Nowa generacja SSD może wymagać lepszego schładzania

Opinia eksperta.

Ekspert firmy Phison uważa, że napędy SSD mogą w przyszłości wymagać rozbudowanego schładzania, podczas gdy producenci zaczną oferować coraz większe możliwości takiej pamięci.

Sebastien Jean, odpowiedzialny za rozwój technologii w korporacji z Tajwanu, wyjaśnia na oficjalnym blogu, że piąta generacja SSD może ograniczyć się jeszcze do coraz popularniejszych, pasywnych radiatorów, lecz w przyszłości coraz częściej możemy zobaczyć na obudowach aktywne schładzanie, jak na kartach graficznych czy procesorach.

„Jasne jest, że potrzeba schładzania, jeśli wydajność naszego SSD zaczyna się od 7 GB/s, by zwolnić nagle do 500 MB/s” - zauważa. „W przypadku tak nagłego spadku jest bardzo prawdopodobne, że ograniczenie wynika z rosnącej temperatury”.

Wkrótce w każdym komputerze

Inżynier argumentuje, że możliwości Gen5 będą jeszcze ograniczane przez standard łącza M.2 PCIe.
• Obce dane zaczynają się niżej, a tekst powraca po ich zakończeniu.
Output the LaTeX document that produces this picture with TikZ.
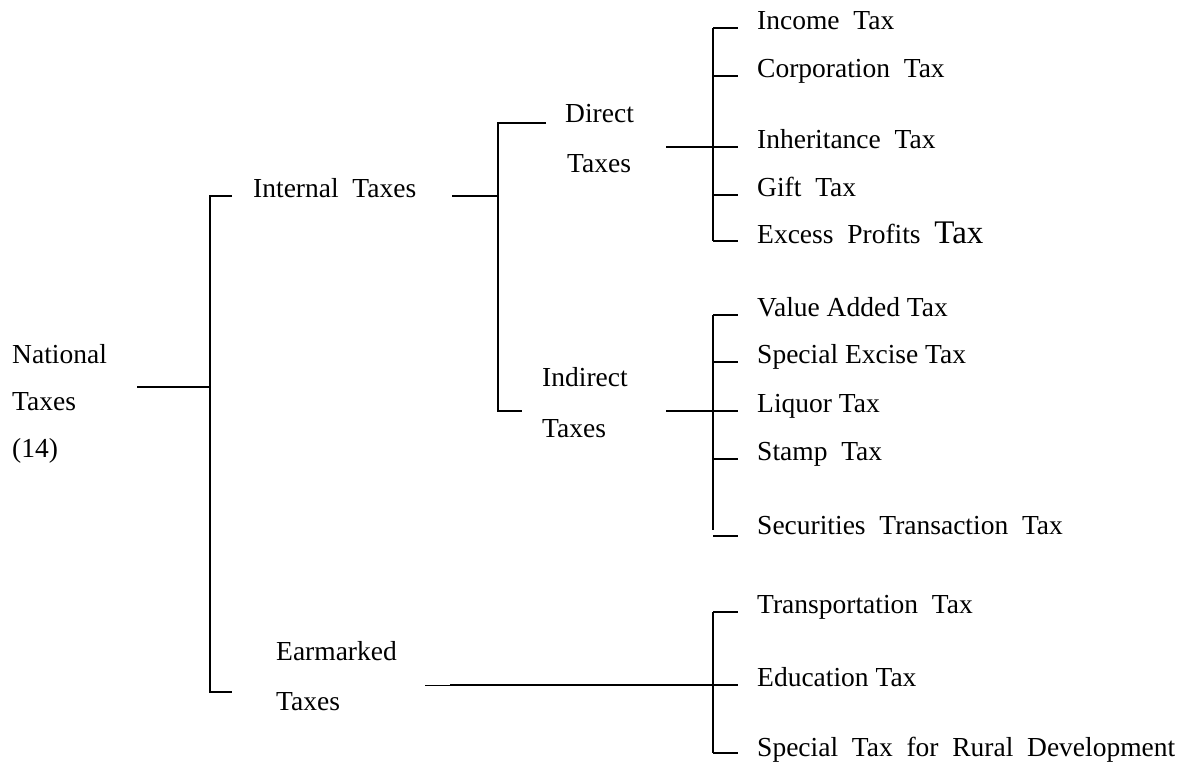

Przyszłe napędy otrzymają już zapewne całkiem nowe złącza, co przełoży się nie tylko na wzrost prędkości, ale także na ilość generowanego ciepła - uważa.

Przyszłość trudno jednak przewidzieć. Jean zauważa, że przejście na mniejsze procesy produkcyjne powinno zredukować napięcia, a co za tym idzie - temperatury. Również rozsądne zaprojektowanie nowego złącza na płycie głównej może poprawić sytuację.

Co interesujące, inżynier wyjaśnia, że wrażliwość napędów SSD rośnie wraz z ich zapełnieniem, a problem może też być... zbyt niska temperatura. Idealny przedział wynosi więc od 25 do 50 stopni Celsjusza.

„Jeśli większość danych zapisujemy w wysokiej temperaturze i odczytujemy w niskiej, to duża różnica. SSD są zaprojektowane, by sobie z tym radzić, ale przekłada się to na więcej błędnych połączeń, więc zmniejsza się maksymalna wydajność” - tłumaczy.